June 8, 2015 by Jean
Last week, my 11-week singing workshop, sponsored by the Portland Public Library under a Creative Aging grant, ended with a public performance. We sang seven songs that we learned during our weekly classes, from a variety of musical genres and in a number of different languages, and then ended with a medley from the Sound of Music.
Before the performance, I wondered if I would be visited by any of my old performance anxieties, where I would have so much adrenalin pumping that I would lose control of my breathing and sing off key. My most humiliating experience of this came my sophomore year of high school, when I was cast in the lead in a school musical. I got so off-key during one solo that it was painful to listen to (although I was unaware of it while it was happening). I was fine singing in the chorus, or in a small ensemble, even a trio, but I never sang solo again; and I always felt this as a loss. In the first week of my singing workshop, the song I made up to introduce myself musically to the group included the lines:
And I always longed to be a soloist,
but my nemesis adrenalin kept me in the choir….
There were some performance anxieties at last week’s concert. The performance was fun and went fine, but it was far from perfect. Some singers had more trouble singing in late afternoon than at our morning classes. Occasionally, good singers got flustered and forgot their parts. Some last-minute changes to the keys in which some songs were sung probably threw some people off. My own gaffe involved losing track of where I was in a song and not coming in on time when mine was supposed to be the only voice singing! (Interestingly, this seemed to be the result of being too relaxed and letting my mind wander rather than of performance anxiety.) Some of these moments were reminiscent of Stephen Sondheim’s song “Send in the Clowns.”
And, at one point someone did send in the clowns. David, a member of our group with a beautiful tenor voice and an irrepressible love of clowning around, was assigned to sing the opening verse of the rousing spiritual “Down in the River to Pray” as a solo. At the appointed moment, David began to sing:
As I went down in the river to pray,
glub… glub… glub… glub…
There was a moment of shocked silence, and then both audience and singers cracked up laughing as David looked at the director and asked in mock innocence, “Oh, were we beginning for real?” We regrouped and started again, and it ended up being our best performance of the evening. David’s joking around had relaxed everyone so that the song had the upbeat, spontaneous quality that it needs.

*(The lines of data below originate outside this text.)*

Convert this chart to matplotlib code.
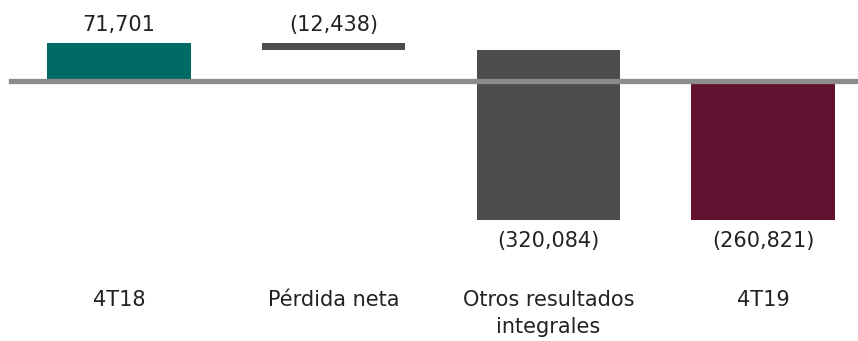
import matplotlib
matplotlib.use("Agg")
import matplotlib.pyplot as plt
import matplotlib.transforms as mtransforms
import numpy as np

categories = ["4T18", "Pérdida neta", "Otros resultados\nintegrales", "4T19"]
values = [71701, -12438, -320084, -260821]
value_labels = ["71,701", "(12,438)", "(320,084)", "(260,821)"]
is_total = [True, False, False, True]
colors = ["#006a64", "#4d4d4d", "#4d4d4d", "#621230"]

plt.rcParams['font.family'] = ['DejaVu Sans']

fig = plt.figure(figsize=(8.58, 3.41), dpi=100)
ax = fig.add_axes([0, 0, 1, 1])

# waterfall bottoms: totals start at zero, changes hang off the running sum
bottoms = []
running = 0
for v, tot in zip(values, is_total):
    if tot:
        bottoms.append(0)
        running = v
    else:
        bottoms.append(running)
        running += v
bottoms = np.array(bottoms)
vals = np.array(values)

x = np.arange(len(categories))
ax.bar(x, vals, bottom=bottoms, width=0.668, color=colors, zorder=2)

ax.set_xlim(-0.554, 3.442)
ax.set_ylim(-489400, 153700)
ax.axhline(0, xmin=11 / 858, xmax=1, color="#8c8c8c", lw=3.8, zorder=3)

fs = 15
for xi, v, b, lab in zip(x, vals, bottoms, value_labels):
    top = max(b, b + v)
    low = min(b, b + v)
    if b + v > 0:
        ax.annotate(lab, (xi, top), xytext=(0, 13.3), textcoords="offset points",
                    ha="center", va="center", fontsize=fs, color="#222222")
    else:
        ax.annotate(lab, (xi, low), xytext=(0, -15), textcoords="offset points",
                    ha="center", va="center", fontsize=fs, color="#222222")

trans = mtransforms.blended_transform_factory(ax.transData, ax.transAxes)
for xi, cat in zip(x, categories):
    ax.text(xi, 1 - 290 / 341, cat, transform=trans, ha="center", va="top",
            fontsize=fs, color="#222222", linespacing=1.45)

ax.axis("off")
fig.savefig("out.png", dpi=100)
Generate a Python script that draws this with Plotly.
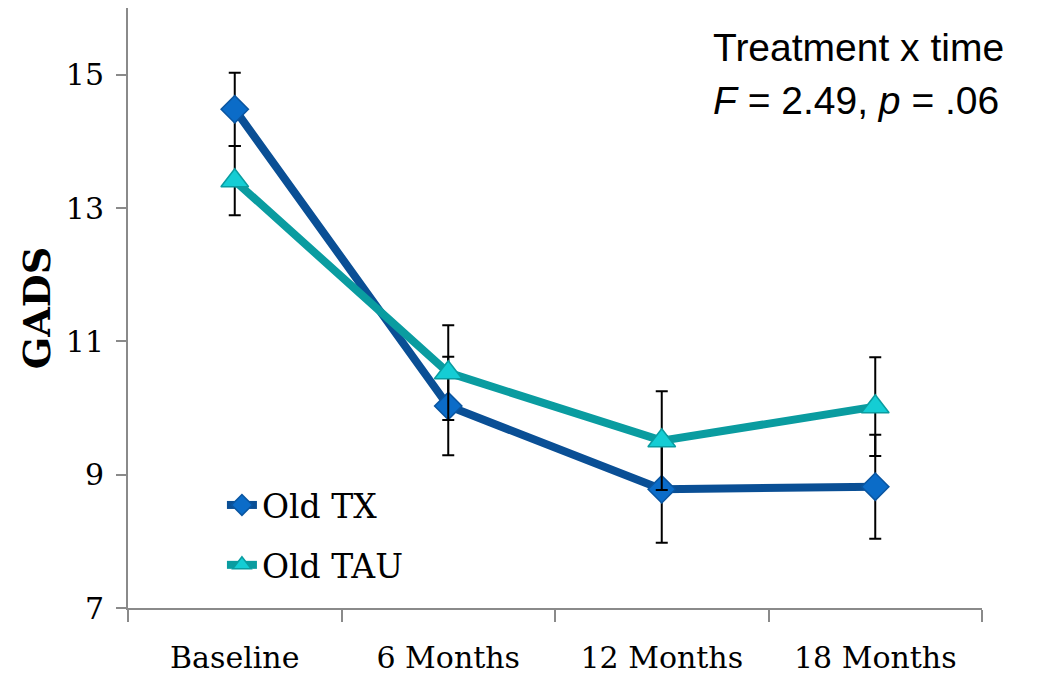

We worried that we wouldn’t have any audience for our performance, but there were a couple of dozen people there, mostly family and friends of group members, and they were an appreciative and supportive audience. I didn’t expect that I would know anyone in the audience, and I was both surprised and thrilled to discover that my friend Anne had made the trip down to Portland to be there.
Despite various missteps and mistakes, our choral group ended the night feeling good about the performance and our singing experience. It helped that we have some hope of continuing next fall if needed funds can be found to replace the grant money. That prospect made this our “first performance” rather than our “only performance.” When the performance was over, chorus members milled around accepting congratulations from audience members, hugging one another, exchanging contact information, and making plans to keep in touch. By the time I got home, I was experiencing the mixed emotions that I remember from closing nights of high school musicals – feeling simultaneously exhilarated and bereft.
This singing experience has gotten me back in touch with my singing self, which is wonderful all on its own. And it turns out that I’m no longer troubled by the performance-anxiety adrenalin spikes that plagued me in high school; I outgrew this problem during my 40 years of performing at the front of a classroom as a teacher. This singing experience made me realize that I enjoy performing, with its opportunity to project a slightly-larger-than-life personality. At this point in my life, I probably could be a soloist, but I’ve discovered that I don’t long to be a soloist after all. In my musical introduction to myself at the beginning of the workshop, after I confessed that my adrenalin problems had relegated me to the choir, I ended my song with these words:
…where I learned to harmonize
and to love it.
And this has turned out to be true. What I really love most is not singing alone, but singing harmony with a few other voices in a small ensemble.